| Aim of the exercise |
Your job is to retype all of the data word for word, leaving every image out.

-------------------------

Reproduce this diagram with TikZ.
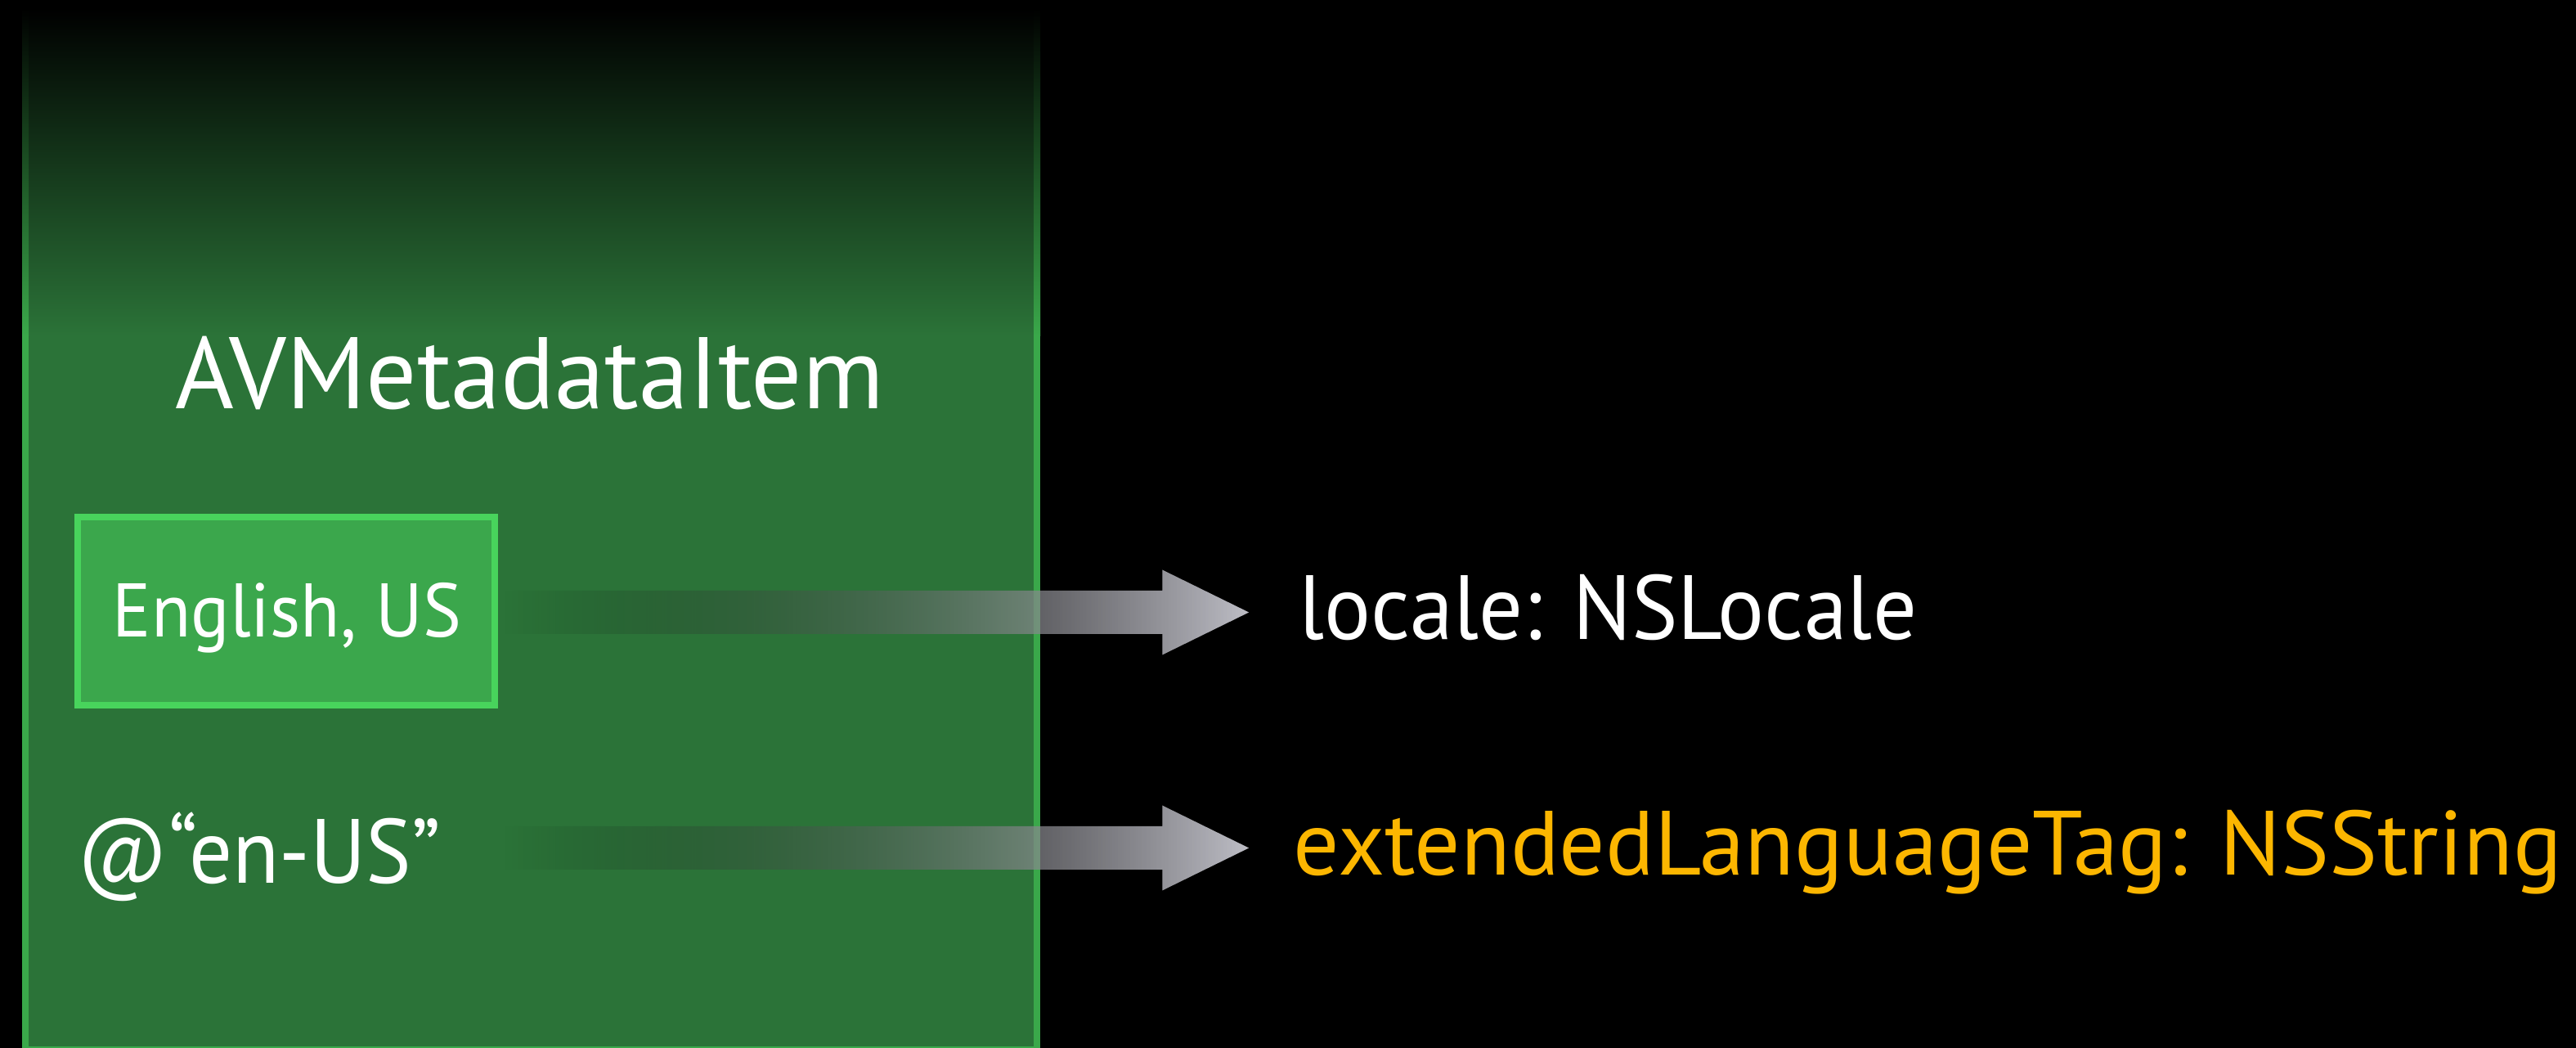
\documentclass[tikz,border=0pt]{standalone}
\usepackage{fontspec}
\setmainfont{PT Sans}
\usetikzlibrary{calc,fadings}

\definecolor{panelgreen}{RGB}{43,115,56}
\definecolor{panelrim}{RGB}{58,168,74}
\definecolor{tagfill}{RGB}{59,167,76}
\definecolor{tagrim}{RGB}{72,212,92}
\definecolor{propgold}{RGB}{252,182,0}
\definecolor{arrowlight}{RGB}{190,190,198}

% arrows fade in from the left
\tikzfading[name=arrowfade, left color=transparent!100, right color=transparent!0]

% text set at a given size, stretched to a given width
\newcommand\fittext[3]{\resizebox{#1pt}{\height}{\fontsize{#2pt}{#2pt}\selectfont #3}}

% broad block arrow from coordinate #1 to tip coordinate #2
\newcommand\blockarrow[2]{%
  \path[arrowbody] ($(#1)+(0,-26.5)$) -- ($(#2)+(-106,-26.5)$) -- ($(#2)+(-106,-52)$)
    -- (#2) -- ($(#2)+(-106,52)$) -- ($(#2)+(-106,26.5)$) -- ($(#1)+(0,26.5)$) -- cycle;}

\tikzset{
  label/.style={inner sep=0pt, outer sep=0pt, anchor=base},
  tagbox/.style={draw=tagrim, fill=tagfill, line width=8pt, minimum width=510pt,
    minimum height=230pt, inner sep=0pt},
  arrowbody/.style={left color=black, right color=arrowlight, path fading=arrowfade},
}

\begin{document}
\begin{tikzpicture}[x=1pt, y=-1pt]
  % backdrop
  \fill[black] (0,0) rectangle (3150,1281);
  \useasboundingbox (0,0) rectangle (3150,1281);

  % class panel, darkening towards the top
  \fill[panelgreen] (27,410) rectangle (1272,1290);
  \shade[top color=black, bottom color=panelgreen] (27,10) rectangle (1272,410.5);
  \fill[panelrim] (27,410) rectangle (35,1290);
  \fill[panelrim] (1264,410) rectangle (1272,1290);
  \shade[top color=black, bottom color=panelrim] (27,10) rectangle (35,410.5);
  \shade[top color=black, bottom color=panelrim] (1264,10) rectangle (1272,410.5);
  \fill[panelrim] (27,1279) rectangle (1272,1290);

  % panel contents
  \node[label, text=white] (title) at (647.5,499) {\fittext{867}{124.3}{AVMetadataItem}};
  \node[tagbox] (eng) at (350,747) {};
  \node[label, text=white] (engtext) at (351,778) {\fittext{426}{92.9}{English, US}};
  \node[label, text=white] (tag) at (317,1079) {\fittext{444}{111.4}{@“en-US”}};

  % properties
  \node[label, text=white] (loc) at (1966,781) {\fittext{756}{111.4}{locale: NSLocale}};
  \node[label, text=propgold] (ext) at (2357.5,1069) {\fittext{1551}{111.4}{extendedLanguageTag: NSString}};

  % connectors
  \coordinate (a1s) at ([xshift=9pt]eng.east |- 0,748.5);
  \coordinate (a1e) at (1528,748.5);
  \coordinate (a2s) at (618,1036.5);
  \coordinate (a2e) at (1528,1036.5);
  \blockarrow{a1s}{a1e}
  \blockarrow{a2s}{a2e}
\end{tikzpicture}
\end{document}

-------------------------

| Solution to the problem |
Reproduce this diagram with TikZ.
\documentclass[tikz,border=0pt]{standalone}
\usepackage{fontspec}
\setmainfont{PT Sans}
\usetikzlibrary{calc,fadings}

\definecolor{panelgreen}{RGB}{43,115,56}
\definecolor{panelrim}{RGB}{58,168,74}
\definecolor{tagfill}{RGB}{59,167,76}
\definecolor{tagrim}{RGB}{72,212,92}
\definecolor{propgold}{RGB}{252,182,0}
\definecolor{arrowlight}{RGB}{190,190,198}

% arrows fade in from the left
\tikzfading[name=arrowfade, left color=transparent!100, right color=transparent!0]

% text set at a given size, stretched to a given width
\newcommand\fittext[3]{\resizebox{#1pt}{\height}{\fontsize{#2pt}{#2pt}\selectfont #3}}

% broad block arrow from coordinate #1 to tip coordinate #2
\newcommand\blockarrow[2]{%
  \path[arrowbody] ($(#1)+(0,-26.5)$) -- ($(#2)+(-106,-26.5)$) -- ($(#2)+(-106,-52)$)
    -- (#2) -- ($(#2)+(-106,52)$) -- ($(#2)+(-106,26.5)$) -- ($(#1)+(0,26.5)$) -- cycle;}

\tikzset{
  label/.style={inner sep=0pt, outer sep=0pt, anchor=base},
  tagbox/.style={draw=tagrim, fill=tagfill, line width=8pt, minimum width=510pt,
    minimum height=230pt, inner sep=0pt},
  arrowbody/.style={left color=black, right color=arrowlight, path fading=arrowfade},
}

\begin{document}
\begin{tikzpicture}[x=1pt, y=-1pt]
  % backdrop
  \fill[black] (0,0) rectangle (3150,1281);
  \useasboundingbox (0,0) rectangle (3150,1281);

  % class panel, darkening towards the top
  \fill[panelgreen] (27,410) rectangle (1272,1290);
  \shade[top color=black, bottom color=panelgreen] (27,10) rectangle (1272,410.5);
  \fill[panelrim] (27,410) rectangle (35,1290);
  \fill[panelrim] (1264,410) rectangle (1272,1290);
  \shade[top color=black, bottom color=panelrim] (27,10) rectangle (35,410.5);
  \shade[top color=black, bottom color=panelrim] (1264,10) rectangle (1272,410.5);
  \fill[panelrim] (27,1279) rectangle (1272,1290);

  % panel contents
  \node[label, text=white] (title) at (647.5,499) {\fittext{867}{124.3}{AVMetadataItem}};
  \node[tagbox] (eng) at (350,747) {};
  \node[label, text=white] (engtext) at (351,778) {\fittext{426}{92.9}{English, US}};
  \node[label, text=white] (tag) at (317,1079) {\fittext{444}{111.4}{@“en-US”}};

  % properties
  \node[label, text=white] (loc) at (1966,781) {\fittext{756}{111.4}{locale: NSLocale}};
  \node[label, text=propgold] (ext) at (2357.5,1069) {\fittext{1551}{111.4}{extendedLanguageTag: NSString}};

  % connectors
  \coordinate (a1s) at ([xshift=9pt]eng.east |- 0,748.5);
  \coordinate (a1e) at (1528,748.5);
  \coordinate (a2s) at (618,1036.5);
  \coordinate (a2e) at (1528,1036.5);
  \blockarrow{a1s}{a1e}
  \blockarrow{a2s}{a2e}
\end{tikzpicture}
\end{document}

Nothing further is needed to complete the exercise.